Is this black and white or color?

-Pete


----------



## Treymac (Oct 21, 2009)

ann said:


> what do you mean "washed out"?



There isn't much saturation, not much contrast. It could be over exposed, because this was an experiment that I wasn't sure how was going to come out.



ann said:


> If your thermometer read 22.5°, how did you determine it was actually 40°?
> And, "around" is not a very good tolerance.  You should keep it at +/- ½°.
> 
> Is this black and white or color?



The thermometer was slow to change degrees after I put it in, I didn't give it enough time to adjust to the water. It was around 40C because I didn't want to wait anymore until it dialed into the exact temperature.

It was black and white, which probably gave me more tolerance as well though.


----------



## molested_cow (Oct 21, 2009)

"Saturation" is a term that only applies to colors. If you are talking about black and white, you are probably referring to "values".


----------



## apertureman (Oct 23, 2009)

*
Just a question out of curiosity after I looked at your list of equipment.
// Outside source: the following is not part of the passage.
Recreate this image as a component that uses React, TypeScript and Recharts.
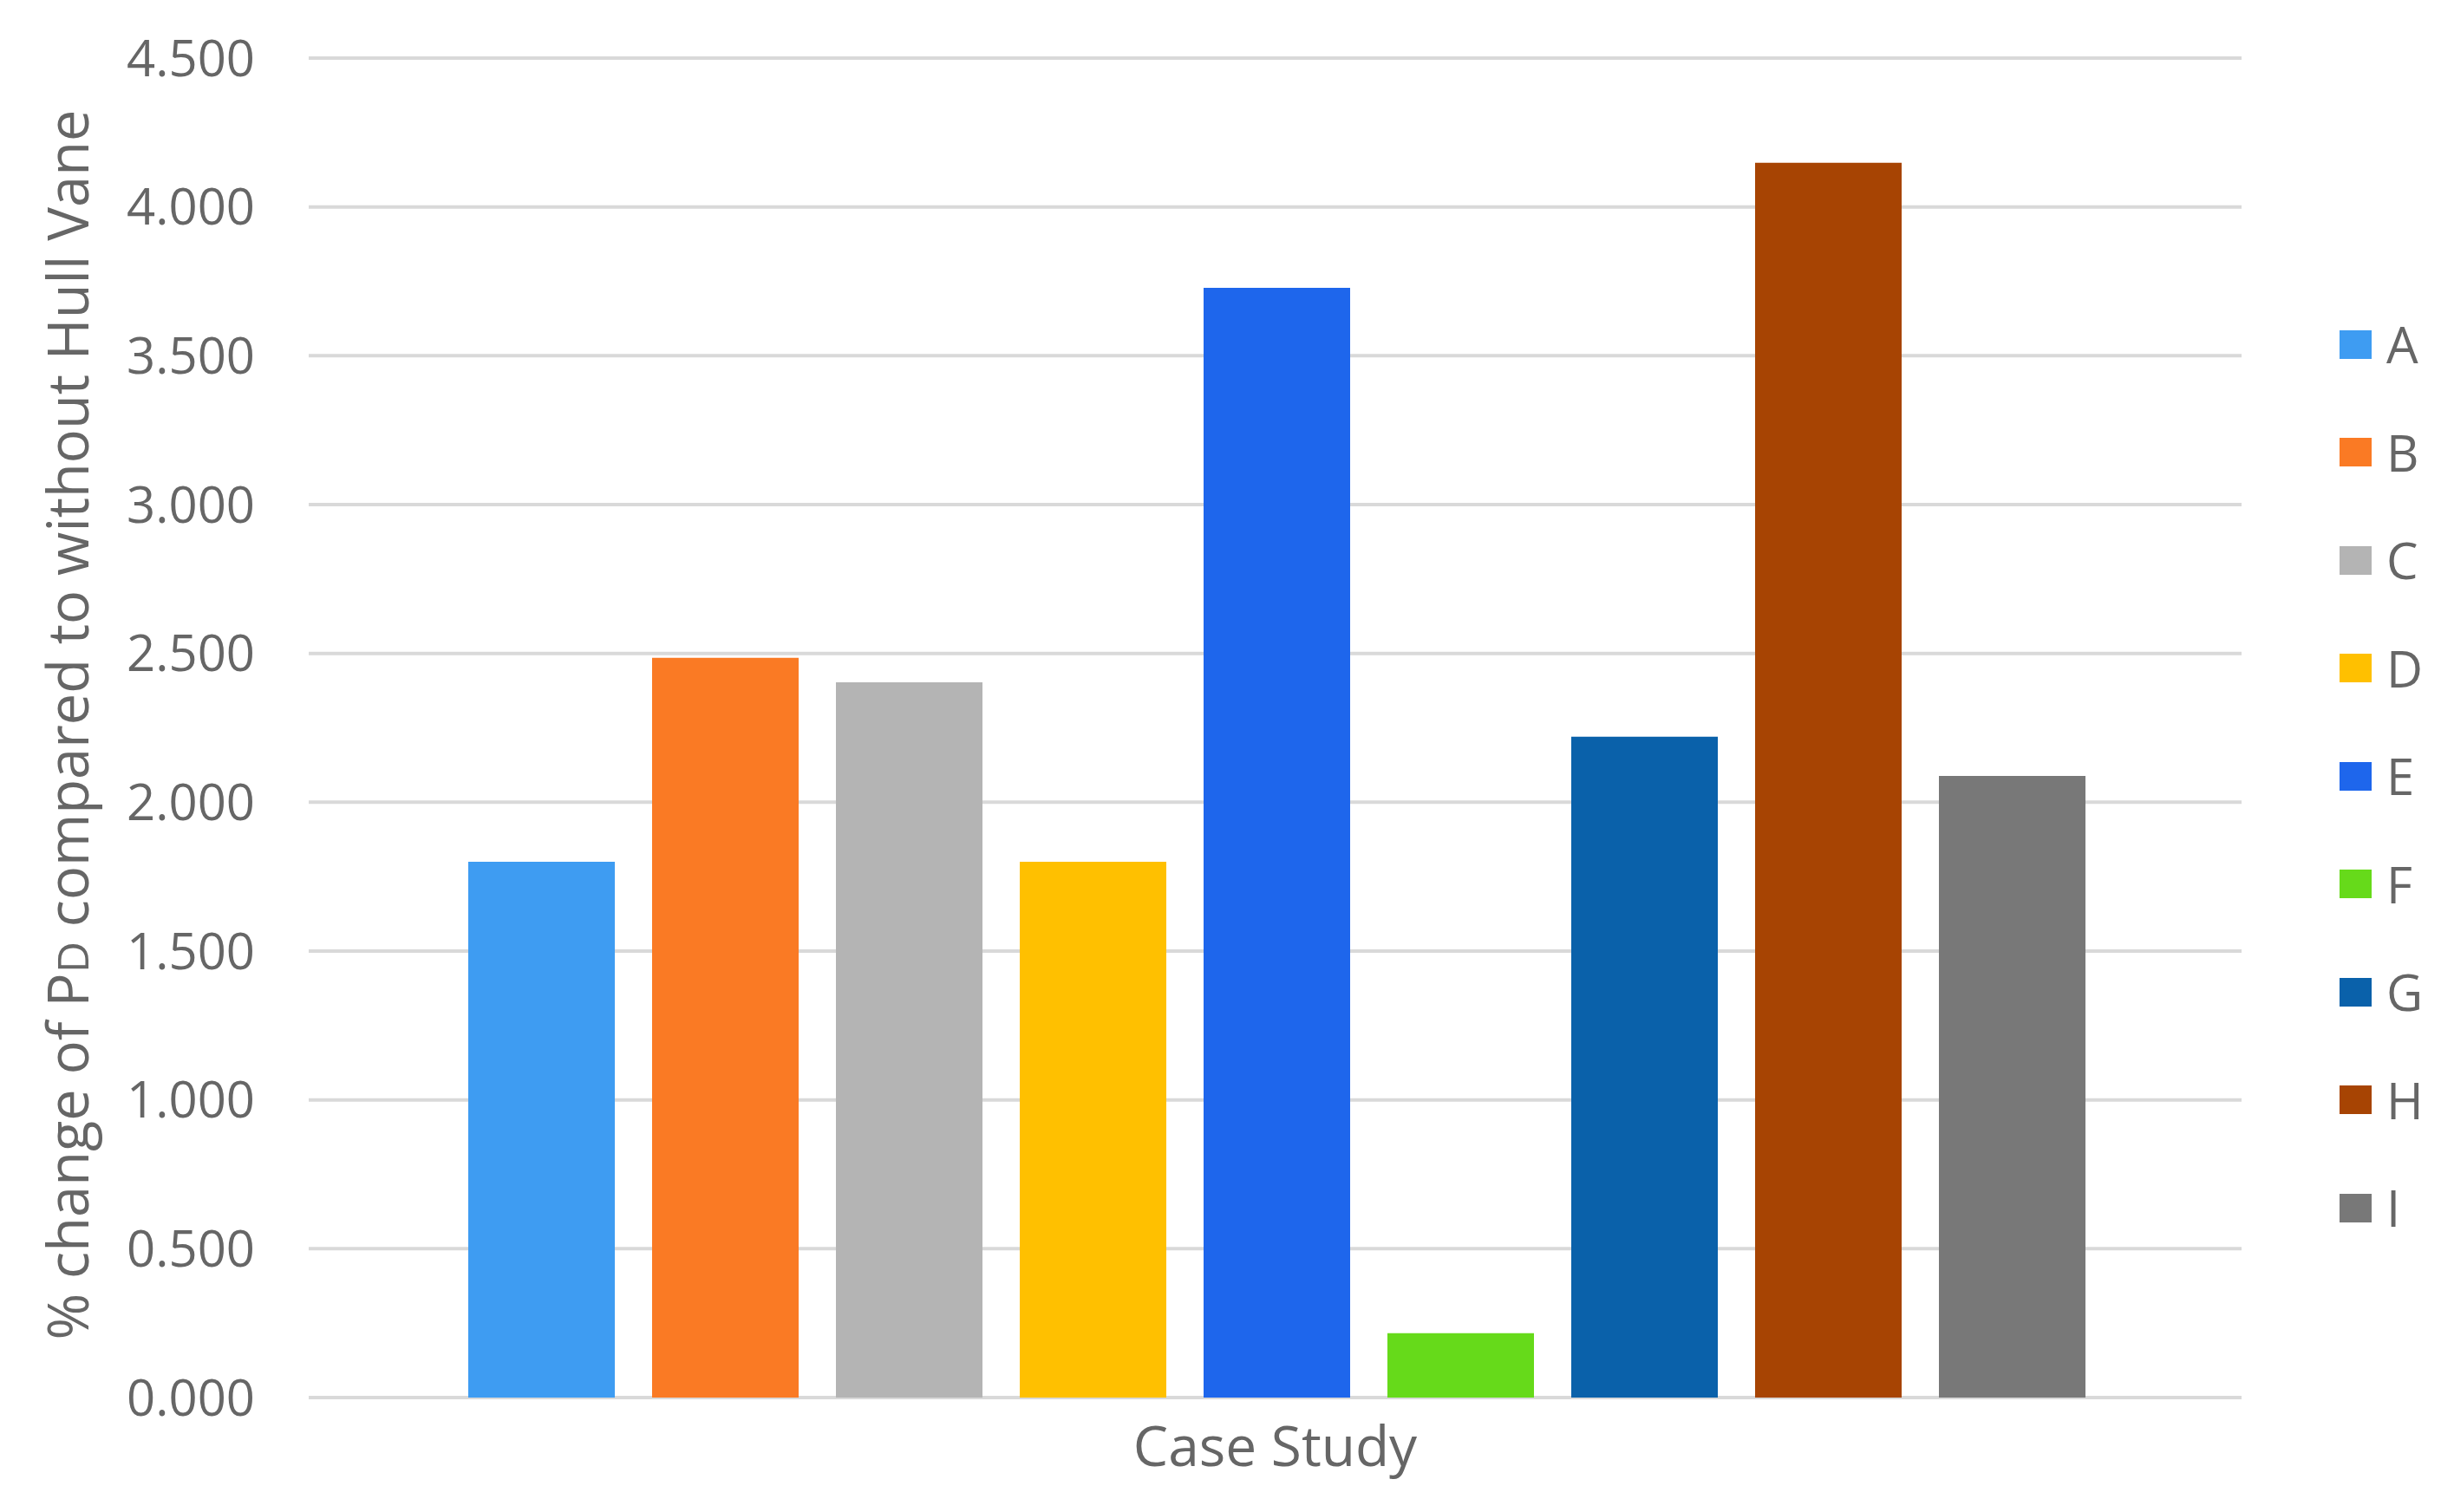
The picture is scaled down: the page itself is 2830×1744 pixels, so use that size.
import { Bar, BarChart, CartesianGrid, Legend, XAxis, YAxis } from "recharts";

const categories = ["Case Study"];
const seriesNames = ["A", "B", "C", "D", "E", "F", "G", "H", "I"];
const seriesValues = [1.8, 2.485, 2.403, 1.8, 3.728, 0.216, 2.22, 4.148, 2.088];
const seriesColors = [
  "#3E9CF2",
  "#FA7A24",
  "#B4B4B4",
  "#FFC000",
  "#1E66EC",
  "#66DA1A",
  "#0A61AA",
  "#A74403",
  "#787878",
];
const yTicks = [0, 0.5, 1, 1.5, 2, 2.5, 3, 3.5, 4, 4.5];

const data = categories.map((name) => {
  const row: Record<string, string | number> = { name };
  seriesNames.forEach((s, i) => (row[s] = seriesValues[i]));
  return row;
});

const FONT = "'Open Sans', sans-serif";
const TEXT = "#666666";

function YTitle() {
  return (
    <text
      x={102}
      y={836}
      transform="rotate(-90 102 836)"
      textAnchor="middle"
      fill={TEXT}
      fontFamily={FONT}
      fontSize={65}
    >
      % change of P<tspan fontSize={50}>D</tspan> compared to without Hull Vane
    </text>
  );
}

function LegendList() {
  return (
    <ul style={{ listStyle: "none", margin: 0, padding: 0, fontFamily: FONT }}>
      {seriesNames.map((s, i) => (
        <li
          key={s}
          style={{ height: 124.5, display: "flex", alignItems: "center", gap: 17 }}
        >
          <span
            style={{ display: "inline-block", width: 37, height: 33, background: seriesColors[i] }}
          />
          <span style={{ fontSize: 58, color: TEXT, lineHeight: 1 }}>{s}</span>
        </li>
      ))}
    </ul>
  );
}

export default function App() {
  return (
    <div style={{ position: "absolute", left: 0, top: 0, background: "#fff" }}>
      <BarChart
        width={2830}
        height={1744}
        data={data}
        margin={{ top: 67, right: 245, left: 0, bottom: 0 }}
        barCategoryGap={184}
        barGap={43}
      >
        <CartesianGrid vertical={false} stroke="#D9D9D9" strokeWidth={4} />
        <XAxis
          dataKey="name"
          height={132}
          axisLine={false}
          tickLine={false}
          tickSize={0}
          tickMargin={34}
          tick={{ fill: TEXT, fontFamily: FONT, fontSize: 64 }}
        />
        <YAxis
          width={356}
          domain={[0, 4.5]}
          ticks={yTicks}
          tickFormatter={(v: number) => v.toFixed(3)}
          axisLine={false}
          tickLine={false}
          tickSize={0}
          tickMargin={62}
          tick={{ fill: TEXT, fontFamily: FONT, fontSize: 58 }}
          label={<YTitle />}
        />
        <Legend
          layout="vertical"
          align="center"
          verticalAlign="middle"
          content={<LegendList />}
          wrapperStyle={{ left: 2698, top: 335, right: "auto", bottom: "auto", width: 130 }}
        />
        {seriesNames.map((s, i) => (
          <Bar key={s} dataKey={s} fill={seriesColors[i]} isAnimationActive={false} />
        ))}
      </BarChart>
    </div>
  );
}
You have a Canon Rebel XTi and 50D bodies. Why to you have two dSLR's and which one do you use for what?

Thanks.*


----------



## Treymac (Oct 25, 2009)

apertureman said:


> *
> 
> Just a question out of curiosity after I looked at your list of equipment.
> 
> ...



Hey apertureman. I started out with an XTi, then bought a 50D shortly after it was released. I gave my XTi to my dad. But I count my XTi because a lot of my pictures have been taken with it, and because I still use it if I don't have my camera and my dad has his, or my camera dies, etc.


----------